**Data:**
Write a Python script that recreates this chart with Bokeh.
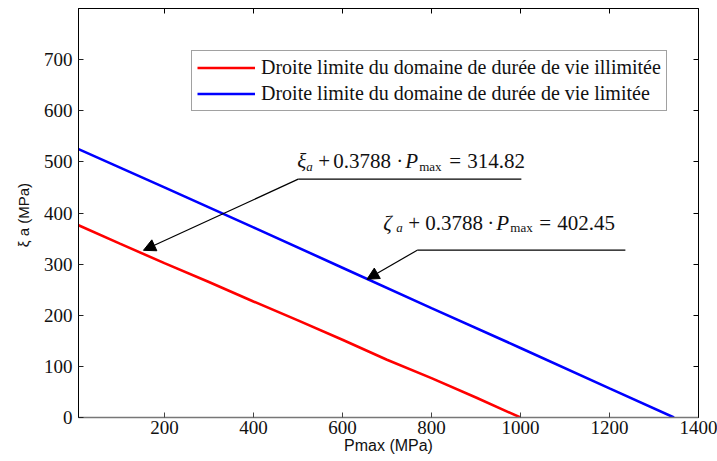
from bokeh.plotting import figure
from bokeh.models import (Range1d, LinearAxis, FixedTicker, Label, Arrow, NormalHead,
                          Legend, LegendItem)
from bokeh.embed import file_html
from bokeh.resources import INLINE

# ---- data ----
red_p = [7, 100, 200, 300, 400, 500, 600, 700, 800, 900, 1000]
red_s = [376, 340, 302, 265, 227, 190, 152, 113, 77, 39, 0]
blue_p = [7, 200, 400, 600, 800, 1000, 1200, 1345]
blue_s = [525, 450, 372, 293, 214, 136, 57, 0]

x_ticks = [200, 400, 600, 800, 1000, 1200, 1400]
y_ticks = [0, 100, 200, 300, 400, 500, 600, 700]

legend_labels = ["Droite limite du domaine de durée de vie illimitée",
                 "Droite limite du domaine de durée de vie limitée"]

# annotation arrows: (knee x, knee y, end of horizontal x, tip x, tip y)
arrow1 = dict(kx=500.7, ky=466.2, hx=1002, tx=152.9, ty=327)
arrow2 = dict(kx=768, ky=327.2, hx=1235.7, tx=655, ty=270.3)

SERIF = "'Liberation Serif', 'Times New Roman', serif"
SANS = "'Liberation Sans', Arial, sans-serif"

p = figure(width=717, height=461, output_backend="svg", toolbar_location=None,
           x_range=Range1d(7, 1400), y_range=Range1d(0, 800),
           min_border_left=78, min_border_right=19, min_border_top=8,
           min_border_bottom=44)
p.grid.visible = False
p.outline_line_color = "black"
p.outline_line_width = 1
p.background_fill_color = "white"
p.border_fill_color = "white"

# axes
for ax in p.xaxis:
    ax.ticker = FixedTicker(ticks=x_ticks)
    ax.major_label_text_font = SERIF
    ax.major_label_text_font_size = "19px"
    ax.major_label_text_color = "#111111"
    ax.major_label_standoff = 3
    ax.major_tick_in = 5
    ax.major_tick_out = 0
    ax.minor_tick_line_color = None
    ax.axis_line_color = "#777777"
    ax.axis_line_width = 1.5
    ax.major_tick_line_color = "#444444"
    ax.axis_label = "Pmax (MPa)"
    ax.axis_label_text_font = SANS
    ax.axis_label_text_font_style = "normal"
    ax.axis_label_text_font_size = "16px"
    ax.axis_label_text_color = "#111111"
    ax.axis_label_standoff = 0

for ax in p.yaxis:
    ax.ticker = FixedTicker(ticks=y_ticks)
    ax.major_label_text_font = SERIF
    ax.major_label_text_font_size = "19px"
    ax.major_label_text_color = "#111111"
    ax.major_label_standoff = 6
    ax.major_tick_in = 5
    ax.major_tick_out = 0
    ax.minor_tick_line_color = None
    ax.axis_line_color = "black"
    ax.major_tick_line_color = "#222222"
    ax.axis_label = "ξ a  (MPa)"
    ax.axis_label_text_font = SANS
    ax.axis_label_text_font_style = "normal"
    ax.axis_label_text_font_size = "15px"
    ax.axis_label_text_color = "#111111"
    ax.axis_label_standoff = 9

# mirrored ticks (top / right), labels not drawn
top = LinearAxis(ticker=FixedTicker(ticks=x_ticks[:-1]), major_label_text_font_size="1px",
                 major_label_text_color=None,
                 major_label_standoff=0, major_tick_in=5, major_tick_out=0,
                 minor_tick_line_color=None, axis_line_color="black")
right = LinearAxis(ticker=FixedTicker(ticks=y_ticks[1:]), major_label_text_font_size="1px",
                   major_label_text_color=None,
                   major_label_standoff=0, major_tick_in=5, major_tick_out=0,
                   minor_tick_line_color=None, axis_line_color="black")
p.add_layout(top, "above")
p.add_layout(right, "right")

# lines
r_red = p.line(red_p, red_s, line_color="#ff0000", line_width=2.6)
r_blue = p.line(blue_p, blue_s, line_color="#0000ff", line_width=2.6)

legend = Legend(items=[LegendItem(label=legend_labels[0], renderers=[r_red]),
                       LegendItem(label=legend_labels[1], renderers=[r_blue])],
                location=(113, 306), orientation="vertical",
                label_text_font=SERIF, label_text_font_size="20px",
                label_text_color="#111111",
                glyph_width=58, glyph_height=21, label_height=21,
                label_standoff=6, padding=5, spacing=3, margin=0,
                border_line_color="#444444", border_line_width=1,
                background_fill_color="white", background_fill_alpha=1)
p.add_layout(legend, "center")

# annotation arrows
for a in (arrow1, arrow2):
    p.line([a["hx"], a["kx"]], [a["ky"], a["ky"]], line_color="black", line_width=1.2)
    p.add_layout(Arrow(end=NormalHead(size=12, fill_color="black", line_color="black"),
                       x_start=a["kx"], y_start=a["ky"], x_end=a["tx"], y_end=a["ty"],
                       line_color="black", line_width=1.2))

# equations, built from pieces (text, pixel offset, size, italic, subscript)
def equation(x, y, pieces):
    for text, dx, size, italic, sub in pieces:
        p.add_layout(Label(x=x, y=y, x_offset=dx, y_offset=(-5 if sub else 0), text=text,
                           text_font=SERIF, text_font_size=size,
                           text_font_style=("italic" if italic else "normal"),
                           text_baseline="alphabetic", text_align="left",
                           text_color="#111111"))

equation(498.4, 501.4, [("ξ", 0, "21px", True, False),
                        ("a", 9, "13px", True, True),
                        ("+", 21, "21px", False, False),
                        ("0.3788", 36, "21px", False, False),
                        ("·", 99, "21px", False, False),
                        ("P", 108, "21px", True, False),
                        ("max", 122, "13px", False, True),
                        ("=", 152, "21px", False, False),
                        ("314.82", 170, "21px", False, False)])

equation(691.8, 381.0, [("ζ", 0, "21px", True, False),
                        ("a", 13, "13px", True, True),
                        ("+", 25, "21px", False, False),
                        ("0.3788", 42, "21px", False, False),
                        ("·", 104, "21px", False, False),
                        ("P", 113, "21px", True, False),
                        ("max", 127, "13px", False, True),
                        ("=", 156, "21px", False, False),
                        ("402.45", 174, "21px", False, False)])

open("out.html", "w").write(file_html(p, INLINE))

**What needs to be done:**
Transcribe all the lines above exactly, apart from the pictures.

**Answer to this problem:**
Write a Python script that recreates this chart with Bokeh.
from bokeh.plotting import figure
from bokeh.models import (Range1d, LinearAxis, FixedTicker, Label, Arrow, NormalHead,
                          Legend, LegendItem)
from bokeh.embed import file_html
from bokeh.resources import INLINE

# ---- data ----
red_p = [7, 100, 200, 300, 400, 500, 600, 700, 800, 900, 1000]
red_s = [376, 340, 302, 265, 227, 190, 152, 113, 77, 39, 0]
blue_p = [7, 200, 400, 600, 800, 1000, 1200, 1345]
blue_s = [525, 450, 372, 293, 214, 136, 57, 0]

x_ticks = [200, 400, 600, 800, 1000, 1200, 1400]
y_ticks = [0, 100, 200, 300, 400, 500, 600, 700]

legend_labels = ["Droite limite du domaine de durée de vie illimitée",
                 "Droite limite du domaine de durée de vie limitée"]

# annotation arrows: (knee x, knee y, end of horizontal x, tip x, tip y)
arrow1 = dict(kx=500.7, ky=466.2, hx=1002, tx=152.9, ty=327)
arrow2 = dict(kx=768, ky=327.2, hx=1235.7, tx=655, ty=270.3)

SERIF = "'Liberation Serif', 'Times New Roman', serif"
SANS = "'Liberation Sans', Arial, sans-serif"

p = figure(width=717, height=461, output_backend="svg", toolbar_location=None,
           x_range=Range1d(7, 1400), y_range=Range1d(0, 800),
           min_border_left=78, min_border_right=19, min_border_top=8,
           min_border_bottom=44)
p.grid.visible = False
p.outline_line_color = "black"
p.outline_line_width = 1
p.background_fill_color = "white"
p.border_fill_color = "white"

# axes
for ax in p.xaxis:
    ax.ticker = FixedTicker(ticks=x_ticks)
    ax.major_label_text_font = SERIF
    ax.major_label_text_font_size = "19px"
    ax.major_label_text_color = "#111111"
    ax.major_label_standoff = 3
    ax.major_tick_in = 5
    ax.major_tick_out = 0
    ax.minor_tick_line_color = None
    ax.axis_line_color = "#777777"
    ax.axis_line_width = 1.5
    ax.major_tick_line_color = "#444444"
    ax.axis_label = "Pmax (MPa)"
    ax.axis_label_text_font = SANS
    ax.axis_label_text_font_style = "normal"
    ax.axis_label_text_font_size = "16px"
    ax.axis_label_text_color = "#111111"
    ax.axis_label_standoff = 0

for ax in p.yaxis:
    ax.ticker = FixedTicker(ticks=y_ticks)
    ax.major_label_text_font = SERIF
    ax.major_label_text_font_size = "19px"
    ax.major_label_text_color = "#111111"
    ax.major_label_standoff = 6
    ax.major_tick_in = 5
    ax.major_tick_out = 0
    ax.minor_tick_line_color = None
    ax.axis_line_color = "black"
    ax.major_tick_line_color = "#222222"
    ax.axis_label = "ξ a  (MPa)"
    ax.axis_label_text_font = SANS
    ax.axis_label_text_font_style = "normal"
    ax.axis_label_text_font_size = "15px"
    ax.axis_label_text_color = "#111111"
    ax.axis_label_standoff = 9

# mirrored ticks (top / right), labels not drawn
top = LinearAxis(ticker=FixedTicker(ticks=x_ticks[:-1]), major_label_text_font_size="1px",
                 major_label_text_color=None,
                 major_label_standoff=0, major_tick_in=5, major_tick_out=0,
                 minor_tick_line_color=None, axis_line_color="black")
right = LinearAxis(ticker=FixedTicker(ticks=y_ticks[1:]), major_label_text_font_size="1px",
                   major_label_text_color=None,
                   major_label_standoff=0, major_tick_in=5, major_tick_out=0,
                   minor_tick_line_color=None, axis_line_color="black")
p.add_layout(top, "above")
p.add_layout(right, "right")

# lines
r_red = p.line(red_p, red_s, line_color="#ff0000", line_width=2.6)
r_blue = p.line(blue_p, blue_s, line_color="#0000ff", line_width=2.6)

legend = Legend(items=[LegendItem(label=legend_labels[0], renderers=[r_red]),
                       LegendItem(label=legend_labels[1], renderers=[r_blue])],
                location=(113, 306), orientation="vertical",
                label_text_font=SERIF, label_text_font_size="20px",
                label_text_color="#111111",
                glyph_width=58, glyph_height=21, label_height=21,
                label_standoff=6, padding=5, spacing=3, margin=0,
                border_line_color="#444444", border_line_width=1,
                background_fill_color="white", background_fill_alpha=1)
p.add_layout(legend, "center")

# annotation arrows
for a in (arrow1, arrow2):
    p.line([a["hx"], a["kx"]], [a["ky"], a["ky"]], line_color="black", line_width=1.2)
    p.add_layout(Arrow(end=NormalHead(size=12, fill_color="black", line_color="black"),
                       x_start=a["kx"], y_start=a["ky"], x_end=a["tx"], y_end=a["ty"],
                       line_color="black", line_width=1.2))

# equations, built from pieces (text, pixel offset, size, italic, subscript)
def equation(x, y, pieces):
    for text, dx, size, italic, sub in pieces:
        p.add_layout(Label(x=x, y=y, x_offset=dx, y_offset=(-5 if sub else 0), text=text,
                           text_font=SERIF, text_font_size=size,
                           text_font_style=("italic" if italic else "normal"),
                           text_baseline="alphabetic", text_align="left",
                           text_color="#111111"))

equation(498.4, 501.4, [("ξ", 0, "21px", True, False),
                        ("a", 9, "13px", True, True),
                        ("+", 21, "21px", False, False),
                        ("0.3788", 36, "21px", False, False),
                        ("·", 99, "21px", False, False),
                        ("P", 108, "21px", True, False),
                        ("max", 122, "13px", False, True),
                        ("=", 152, "21px", False, False),
                        ("314.82", 170, "21px", False, False)])

equation(691.8, 381.0, [("ζ", 0, "21px", True, False),
                        ("a", 13, "13px", True, True),
                        ("+", 25, "21px", False, False),
                        ("0.3788", 42, "21px", False, False),
                        ("·", 104, "21px", False, False),
                        ("P", 113, "21px", True, False),
                        ("max", 127, "13px", False, True),
                        ("=", 156, "21px", False, False),
                        ("402.45", 174, "21px", False, False)])

open("out.html", "w").write(file_html(p, INLINE))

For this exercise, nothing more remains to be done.